## Problem to solve
Would you print the records below from the first line through the line containing "const W = 611, H = 416;", skipping the pictures?

## Records for the exercise
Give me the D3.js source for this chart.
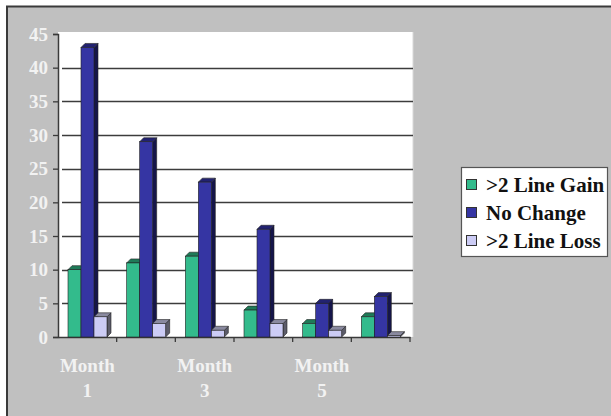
<!DOCTYPE html>
<html>
<head>
<meta charset="utf-8">
<script src="https://cdn.jsdelivr.net/npm/d3@7"></script>
<style>
  html, body { margin: 0; padding: 0; background: #ffffff; }
  svg { display: block; }
</style>
</head>
<body>
<svg id="chart" width="611" height="416"></svg>
<script>
// Monthly counts per outcome group
const months = ["1", "2", "3", "4", "5", "6"];
const monthLabels = ["Month 1", "", "Month 3", "", "Month 5", ""];
const seriesNames = [">2 Line Gain", "No Change", ">2 Line Loss"];
const gainValues = [10, 11, 12, 4, 2, 3];
const noChangeValues = [43, 29, 23, 16, 5, 6];
const lossValues = [3, 2, 1, 2, 1, 0.2];
const yTicks = [0, 5, 10, 15, 20, 25, 30, 35, 40, 45];

const seriesValues = [gainValues, noChangeValues, lossValues];
const faceColors = [
  { front: "#33bb8c", top: "#1f7a58", side: "#16563e" },
  { front: "#3535a3", top: "#222270", side: "#15154a" },
  { front: "#ccccf5", top: "#8a8aa0", side: "#5c5c6a" }
];

const serif = "'Liberation Serif', 'Times New Roman', serif";
const svg = d3.select("#chart");
const W = 611, H = 416;

// chart frame
svg.append("rect").attr("x", 7).attr("y", 6).attr("width", W - 7).attr("height", H - 6)
  .attr("fill", "#c0c0c0");
svg.append("path").attr("d", `M7,${H} V6.5 H${W}`)
  .attr("fill", "none").attr("stroke", "#3a3a3a").attr("stroke-width", 2);

const plot = { left: 58, right: 413, top: 34, bottom: 337 };
const y = d3.scaleLinear().domain([0, 45]).range([plot.bottom, plot.top]);
const x = d3.scaleBand().domain(months).range([plot.left, 410]).paddingInner(0).paddingOuter(0);
const inner = d3.scaleBand().domain(d3.range(3)).range([10, 49]).padding(0);

// back wall
svg.append("rect").attr("x", plot.left).attr("y", plot.top - 2)
  .attr("width", plot.right - plot.left).attr("height", plot.bottom - plot.top + 2)
  .attr("fill", "#ffffff");
svg.append("line").attr("x1", plot.right).attr("x2", plot.right)
  .attr("y1", plot.top - 2).attr("y2", plot.bottom)
  .attr("stroke", "#d8d8d8").attr("stroke-width", 1);

// gridlines
svg.append("g").selectAll("line").data(yTicks.filter(t => t > 0 && t < 45)).join("line")
  .attr("x1", plot.left + 4).attr("x2", plot.right)
  .attr("y1", d => Math.round(y(d)) + 0.5).attr("y2", d => Math.round(y(d)) + 0.5)
  .attr("stroke", "#3c3c3c").attr("stroke-width", 1.3);

// value axis
const yAxis = d3.axisLeft(y).tickValues(yTicks).tickSize(5).tickPadding(5);
const gy = svg.append("g").attr("transform", `translate(${plot.left},0)`).call(yAxis);
gy.select(".domain").attr("stroke", "#3a3a3a").attr("stroke-width", 1.5);
gy.selectAll(".tick line").attr("stroke", "#3a3a3a").attr("stroke-width", 1.3);
gy.selectAll(".tick text")
  .attr("fill", "#f2f2f2")
  .style("font-family", serif)
  .style("font-weight", "bold").style("font-size", "19px");

// category axis
const xAxis = d3.axisBottom(x).tickSize(0).tickFormat("");
const gx = svg.append("g").attr("transform", `translate(0,${plot.bottom})`).call(xAxis);
gx.select(".domain").attr("stroke", "#3a3a3a").attr("stroke-width", 1.5);
svg.append("g").selectAll("line").data(months).join("line")
  .attr("x1", d => x(d) + x.bandwidth()).attr("x2", d => x(d) + x.bandwidth())
  .attr("y1", plot.bottom).attr("y2", plot.bottom + 5)
  .attr("stroke", "#3a3a3a").attr("stroke-width", 1.3);

const labelG = svg.append("g")
  .style("font-family", serif)
  .style("font-weight", "bold").style("font-size", "19px")
  .attr("fill", "#f2f2f2").attr("text-anchor", "middle");
months.forEach((m, i) => {
  if (!monthLabels[i]) return;
  const parts = monthLabels[i].split(" ");
  const cx = x(m) + x.bandwidth() / 2;
  labelG.append("text").attr("x", cx).attr("y", 372).text(parts[0]);
  labelG.append("text").attr("x", cx).attr("y", 397).text(parts[1]);
});

// 3D columns
const depth = 4;
const barW = 13;
const bars = svg.append("g");
months.forEach((m, i) => {
  seriesValues.forEach((vals, s) => {
    const x0 = x(m) + inner(s);
    const yTop = y(vals[i]);
    const y0 = plot.bottom;
    const c = faceColors[s];
    const g = bars.append("g");
    g.append("path")
      .attr("d", `M${x0 + barW},${y0} L${x0 + barW + depth},${y0 - depth} L${x0 + barW + depth},${yTop - depth} L${x0 + barW},${yTop} Z`)
      .attr("fill", c.side).attr("stroke", "#222").attr("stroke-width", 0.6);
    g.append("path")
      .attr("d", `M${x0},${yTop} L${x0 + depth},${yTop - depth} L${x0 + barW + depth},${yTop - depth} L${x0 + barW},${yTop} Z`)
      .attr("fill", c.top).attr("stroke", "#222").attr("stroke-width", 0.6);
    g.append("rect")
      .attr("x", x0).attr("y", yTop).attr("width", barW).attr("height", y0 - yTop)
      .attr("fill", c.front).attr("stroke", "#222").attr("stroke-width", 0.6);
  });
});

// legend
const leg = svg.append("g").attr("transform", "translate(461,167)");
leg.append("rect").attr("x", 0.5).attr("y", 0.5).attr("width", 146).attr("height", 89)
  .attr("fill", "#ffffff").attr("stroke", "#555").attr("stroke-width", 1.2);
seriesNames.forEach((name, s) => {
  const ry = 18 + s * 28;
  leg.append("rect").attr("x", 5.5).attr("y", ry - 5.5).attr("width", 10).attr("height", 10)
    .attr("fill", faceColors[s].front).attr("stroke", "#333").attr("stroke-width", 1);
  leg.append("text").attr("x", 25).attr("y", ry + 7).text(name)
    .attr("fill", "#111")
    .style("font-family", serif)
    .style("font-weight", "bold").style("font-size", "21px");
});
</script>
</body>
</html>
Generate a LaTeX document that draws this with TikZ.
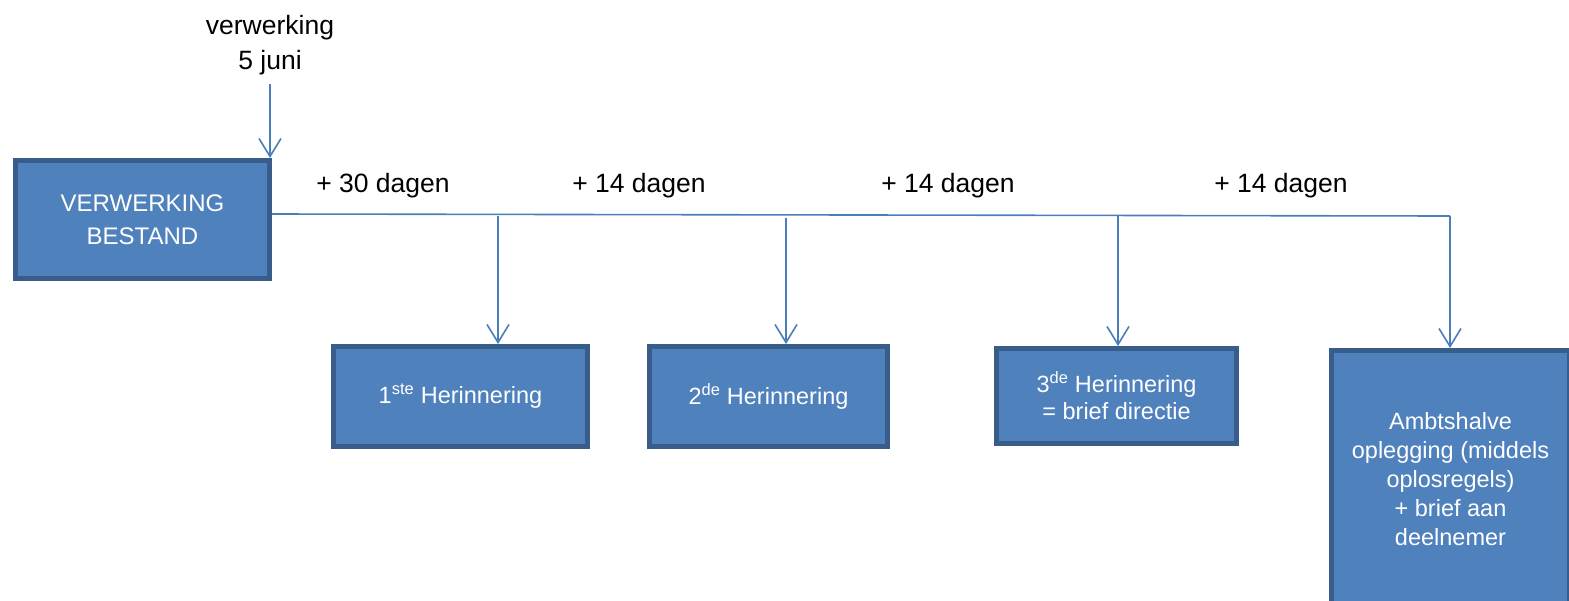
\documentclass[tikz,border=0pt]{standalone}
\usepackage{fontspec}
\setmainfont{Liberation Sans}
\usetikzlibrary{arrows.meta}
\definecolor{boxfill}{HTML}{4F81BD}
\definecolor{boxborder}{HTML}{385D8A}
\definecolor{linkc}{HTML}{4A7EBB}
\begin{document}
\begin{tikzpicture}[x=1pt,y=-1pt,
  box/.style={draw=boxborder,fill=boxfill,line width=5pt,inner sep=0pt,
    text=white,align=center,font=\fontsize{23.5}{28}\selectfont},
  link/.style={draw=linkc,line width=1.6pt},
  arr/.style={link,-{Straight Barb[length=18pt,width=22pt,line width=1.6pt]}},
  lab/.style={font=\fontsize{26.5}{35}\selectfont,align=center,inner sep=0pt}]
\useasboundingbox (0,0) rectangle (1569,600);
\begin{scope}
\clip (0,0) rectangle (1569,600);
\node[box,minimum width=254pt,minimum height=118pt,font=\fontsize{24}{33}\selectfont] (b1) at (142.5,219.5) {VERWERKING\\BESTAND};
\node[box,minimum width=254pt,minimum height=100pt] (b2) at (460.5,396.5) {1\textsuperscript{ste} Herinnering};
\node[box,minimum width=238pt,minimum height=100pt] (b3) at (768.5,396.5) {2\textsuperscript{de} Herinnering};
\node[box,minimum width=240pt,minimum height=95pt,font=\fontsize{23.5}{27}\selectfont] (b4) at (1116.5,396) {3\textsuperscript{de} Herinnering\\= brief directie};
\node[box,minimum width=238pt,minimum height=258pt,font=\fontsize{23.5}{29}\selectfont] (b5) at (1450.5,479.5) {Ambtshalve\\oplegging (middels\\oplosregels)\\+ brief aan\\deelnemer};
\end{scope}
\node[lab] (top) at (270,45) {verwerking\\5 juni};
\coordinate (a0) at (270,84);
\draw[arr] (a0) -- (a0 |- b1.north);
\coordinate (t0) at (272,214);
\coordinate (t1) at (498,216);
\coordinate (t2) at (786,218);
\coordinate (t3) at (1118,216);
\coordinate (t4) at (1450,216);
\draw[link] (t0) -- (t4);
\draw[arr] (t1) -- (t1 |- b2.north);
\draw[arr] (t2) -- (t2 |- b3.north);
\draw[arr] (t3) -- (t3 |- b4.north);
\draw[arr] (t4) -- (t4 |- b5.north);
\node[lab] (l1) at (383,186) {+ 30 dagen};
\node[lab] (l2) at (639,186) {+ 14 dagen};
\node[lab] (l3) at (948,186) {+ 14 dagen};
\node[lab] (l4) at (1281,186) {+ 14 dagen};
\end{tikzpicture}
\end{document}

## The answer
Give me the D3.js source for this chart.
<!DOCTYPE html>
<html>
<head>
<meta charset="utf-8">
<script src="https://cdn.jsdelivr.net/npm/d3@7"></script>
<style>
  html, body { margin: 0; padding: 0; background: #ffffff; }
  svg { display: block; }
</style>
</head>
<body>
<svg id="chart" width="611" height="416"></svg>
<script>
// Monthly counts per outcome group
const months = ["1", "2", "3", "4", "5", "6"];
const monthLabels = ["Month 1", "", "Month 3", "", "Month 5", ""];
const seriesNames = [">2 Line Gain", "No Change", ">2 Line Loss"];
const gainValues = [10, 11, 12, 4, 2, 3];
const noChangeValues = [43, 29, 23, 16, 5, 6];
const lossValues = [3, 2, 1, 2, 1, 0.2];
const yTicks = [0, 5, 10, 15, 20, 25, 30, 35, 40, 45];

const seriesValues = [gainValues, noChangeValues, lossValues];
const faceColors = [
  { front: "#33bb8c", top: "#1f7a58", side: "#16563e" },
  { front: "#3535a3", top: "#222270", side: "#15154a" },
  { front: "#ccccf5", top: "#8a8aa0", side: "#5c5c6a" }
];

const serif = "'Liberation Serif', 'Times New Roman', serif";
const svg = d3.select("#chart");
const W = 611, H = 416;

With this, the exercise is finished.